## [Exercise description]
Exactly as written, quote every line that follows, skipping the images.

-- START OF Supplied information --

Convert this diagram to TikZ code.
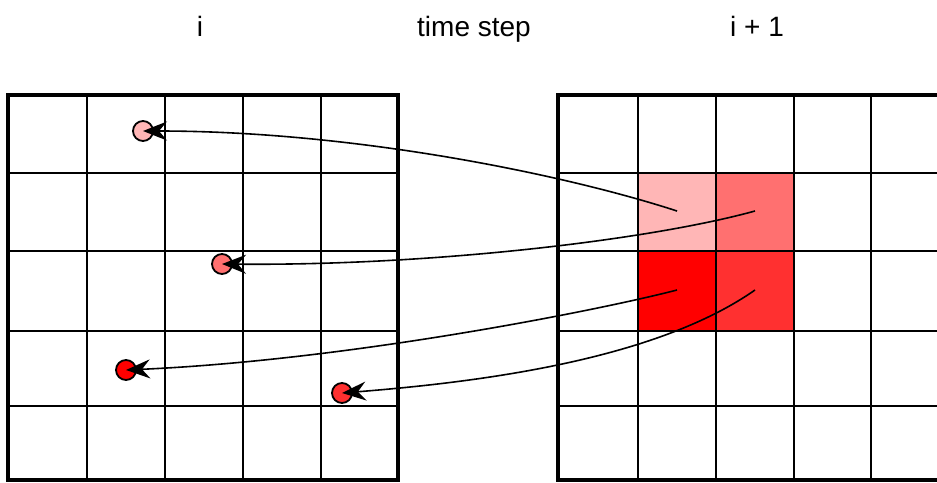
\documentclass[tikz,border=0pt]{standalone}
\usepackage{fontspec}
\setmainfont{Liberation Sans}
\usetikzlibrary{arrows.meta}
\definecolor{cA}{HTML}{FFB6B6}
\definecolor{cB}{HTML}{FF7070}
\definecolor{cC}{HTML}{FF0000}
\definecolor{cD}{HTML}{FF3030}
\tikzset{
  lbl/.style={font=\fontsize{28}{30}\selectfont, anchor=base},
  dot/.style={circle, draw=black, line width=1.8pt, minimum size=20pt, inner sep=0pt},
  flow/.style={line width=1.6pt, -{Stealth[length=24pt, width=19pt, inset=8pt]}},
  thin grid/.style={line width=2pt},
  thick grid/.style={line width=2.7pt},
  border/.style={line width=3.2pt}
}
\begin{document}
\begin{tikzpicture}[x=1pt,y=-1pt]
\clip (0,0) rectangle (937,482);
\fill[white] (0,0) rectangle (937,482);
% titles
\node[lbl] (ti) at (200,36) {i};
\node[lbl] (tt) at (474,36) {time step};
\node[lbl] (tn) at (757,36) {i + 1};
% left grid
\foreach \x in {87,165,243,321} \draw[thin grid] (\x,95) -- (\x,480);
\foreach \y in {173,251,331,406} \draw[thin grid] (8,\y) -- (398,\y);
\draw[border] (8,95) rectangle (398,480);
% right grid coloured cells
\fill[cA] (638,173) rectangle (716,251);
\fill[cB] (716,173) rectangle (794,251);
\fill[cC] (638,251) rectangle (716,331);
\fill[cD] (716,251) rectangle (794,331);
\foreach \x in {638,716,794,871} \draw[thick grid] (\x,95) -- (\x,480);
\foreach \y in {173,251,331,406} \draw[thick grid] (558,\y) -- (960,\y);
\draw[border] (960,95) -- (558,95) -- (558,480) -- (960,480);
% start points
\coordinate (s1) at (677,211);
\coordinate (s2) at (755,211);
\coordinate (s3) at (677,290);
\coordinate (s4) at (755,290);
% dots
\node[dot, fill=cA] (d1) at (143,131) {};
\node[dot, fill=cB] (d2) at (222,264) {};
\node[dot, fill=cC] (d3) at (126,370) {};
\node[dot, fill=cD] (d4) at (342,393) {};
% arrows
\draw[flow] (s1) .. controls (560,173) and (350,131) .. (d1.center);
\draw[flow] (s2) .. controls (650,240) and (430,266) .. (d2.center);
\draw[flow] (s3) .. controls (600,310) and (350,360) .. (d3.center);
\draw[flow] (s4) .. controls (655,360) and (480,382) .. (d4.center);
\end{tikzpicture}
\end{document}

-- END OF Supplied information --

## [Response for this exercise]
Convert this diagram to TikZ code.
\documentclass[tikz,border=0pt]{standalone}
\usepackage{fontspec}
\setmainfont{Liberation Sans}
\usetikzlibrary{arrows.meta}
\definecolor{cA}{HTML}{FFB6B6}
\definecolor{cB}{HTML}{FF7070}
\definecolor{cC}{HTML}{FF0000}
\definecolor{cD}{HTML}{FF3030}
\tikzset{
  lbl/.style={font=\fontsize{28}{30}\selectfont, anchor=base},
  dot/.style={circle, draw=black, line width=1.8pt, minimum size=20pt, inner sep=0pt},
  flow/.style={line width=1.6pt, -{Stealth[length=24pt, width=19pt, inset=8pt]}},
  thin grid/.style={line width=2pt},
  thick grid/.style={line width=2.7pt},
  border/.style={line width=3.2pt}
}
\begin{document}
\begin{tikzpicture}[x=1pt,y=-1pt]
\clip (0,0) rectangle (937,482);
\fill[white] (0,0) rectangle (937,482);
% titles
\node[lbl] (ti) at (200,36) {i};
\node[lbl] (tt) at (474,36) {time step};
\node[lbl] (tn) at (757,36) {i + 1};
% left grid
\foreach \x in {87,165,243,321} \draw[thin grid] (\x,95) -- (\x,480);
\foreach \y in {173,251,331,406} \draw[thin grid] (8,\y) -- (398,\y);
\draw[border] (8,95) rectangle (398,480);
% right grid coloured cells
\fill[cA] (638,173) rectangle (716,251);
\fill[cB] (716,173) rectangle (794,251);
\fill[cC] (638,251) rectangle (716,331);
\fill[cD] (716,251) rectangle (794,331);
\foreach \x in {638,716,794,871} \draw[thick grid] (\x,95) -- (\x,480);
\foreach \y in {173,251,331,406} \draw[thick grid] (558,\y) -- (960,\y);
\draw[border] (960,95) -- (558,95) -- (558,480) -- (960,480);
% start points
\coordinate (s1) at (677,211);
\coordinate (s2) at (755,211);
\coordinate (s3) at (677,290);
\coordinate (s4) at (755,290);
% dots
\node[dot, fill=cA] (d1) at (143,131) {};
\node[dot, fill=cB] (d2) at (222,264) {};
\node[dot, fill=cC] (d3) at (126,370) {};
\node[dot, fill=cD] (d4) at (342,393) {};
% arrows
\draw[flow] (s1) .. controls (560,173) and (350,131) .. (d1.center);
\draw[flow] (s2) .. controls (650,240) and (430,266) .. (d2.center);
\draw[flow] (s3) .. controls (600,310) and (350,360) .. (d3.center);
\draw[flow] (s4) .. controls (655,360) and (480,382) .. (d4.center);
\end{tikzpicture}
\end{document}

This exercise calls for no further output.